As a physician, I understand that abortion is health care and I know women in South Carolina will not be safe if we have an extreme abortion ban like my opponent supports,” Andrews said in an Oct. 19 debate.

Andrews contended that Mace’s support of a “life at conception” bill would ban abortion without exceptions for women who are victims of rape and or incest.

Mace argued with her opponent’s stance stating that the word abortion appears nowhere in the one-sentence bill. Mace pointed to her work as a state lawmaker in 2019 when she advocated for the House to make exceptions for rape and incest in its six-week so-called “fetal heartbeat” abortion ban as evidence that she would not accept a ban without exceptions. She also highlighted the fact that she was one of eight Republicans to break away from their party in voting to protect access to contraception.

“I have not ever voted or sponsored a bill that would ban abortion without exceptions,” Mace said. “That is simply not the case at all and I would not.”

Jace Woodrum, executive director of the American Civil Liberties Union, said interview with a reporter from the Island Packet and Beaufort Gazette that the congresswoman was “being quite dishonest” in defending her support of the bill.

“It says quite clearly that a fertilized egg is a human being that is entitled to the full protection of the law without regard for how that human came to be, where that human lives, whether that human’s existence threatens the life of another human,” he said. So, I think it’s quite unquestionable that this is an attempt to ban abortion.”

The two traded jabs during the debate regarding health care. In a Nov. 2 trip to Beaufort in support of Gov. Henry McMaster, Mace said her opponent “doesn’t know how to pay for health care.”

“If we don’t win this seat, that’s what we’re going to get in Congress,” Mace said.

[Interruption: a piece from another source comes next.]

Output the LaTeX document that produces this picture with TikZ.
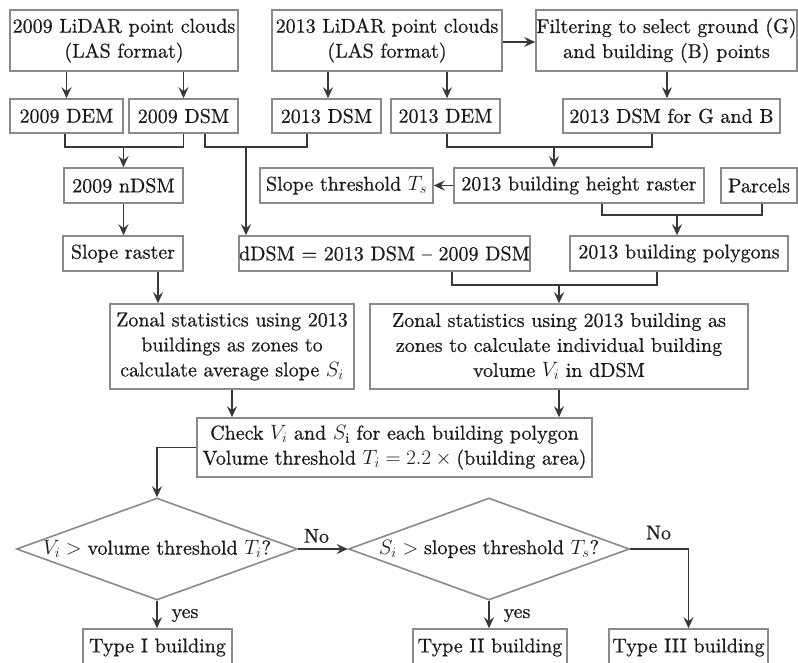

Republican challenger and state Rep. Nancy Mace debates Democratic U.S. Rep. Joe Cunningham, Monday, Sept. 28, 2020, at the SCETV studios in Beaufort, S.C., in South Carolina’s 1st Congressional District seat race.
Republican challenger and state Rep. Nancy Mace debates Democratic U.S. Rep. Joe Cunningham, Monday, Sept. 28, 2020, at the SCETV studios in Beaufort, S.C., in South Carolina’s 1st Congressional District seat race.

Before the election

In January, the General Assembly passed a new congressional map for the state that redrew the 1st, 2nd and 5th congressional districts, according to previous reporting by The State newspaper. In February, a lawsuit was filed on behalf of the South Carolina chapter of the NAACP that alleged state lawmakers violated the 14th and 15th amendments of the U.S. Constitution, which gave all citizens equal protection under the law and Black men the right to vote.

The lawsuit claims that race was the driving force behind redrawing the district. This is an allegation that the defendants, including South Carolina House and Senate Republican leaders and the State Election Commission’s director and commissioners, have denied citing politics is what prompted line-drawing choices.

Federal courts do not reconsider partisan redistricting, according to a 2019 South Carolina Supreme Court decision. Therefore, judges in the lawsuit will have to evaluate the case through the lens of whether district lines discriminate against Black voters. Closing arguments won’t take place until Nov. 22.

Since first announcing her campaign in 2021, Andrews had honed in on gun safety and health care and claimed that Mace’s voting pattern during her term was not motivated by what is best for Lowcountry families.

My opponent is a typical aspiring career politician,” she said during the Oct. 19 debate. “She will say anything and she will do anything to get elected. Her credibility is shot and I’m not the only one who thinks that.”

Ahead of her 2020 win over Democrat Joe Cunningham, Mace promised voters she would be an “independent voice” which, she said, was essential to recovering the Republican majority in Congress. Keeping that promise, Mace said during the Oct. 19 debate, came at a “steep price to me personally and politically.”

Before the midterm election, numerous politicians came out rallying for Mace’s win. On Monday, Mace’s campaign announced more than $200,000 was raised in a fundraiser spearheaded by House Minority Leader Kevin McCarthy and Newt Gingrich, the former speaker of the House.

“It’s unheard of to have this kind of fundraising haul in the last week before an election in congressional races,” Mace said in a news release. “Our momentum shows just how ready the country is for a new Republican majority with Kevin McCarthy at the helm.”

Other politicians who have come out in support of Mace before the election include Miami Mayor Francisco Suarez and former Hawaii Rep. Tulsi Gabbard, who unsuccessfully ran as a Democrat in the 2020 presidential election.

At a rally at Beaufort’s Henry C. Chambers Waterfront Park on Oct. 27, Andrews claimed her opponent’s solutions to address the federal budget — Mace’s Penny Plan to Enhance Infrastructure Act of 2022 — would cut Social Security and other benefits for veterans.

Mace’s camp was quick to deny these allegations in a news release later saying Andrews has “no idea what she is doing.”

“The real challenge facing seniors and veterans today is inflation, and the fact is Annie Andrews supported the Biden-Pelosi spending spree that caused this economic pain in the first place,” said Mace’s campaign manager, Austin McCubbin.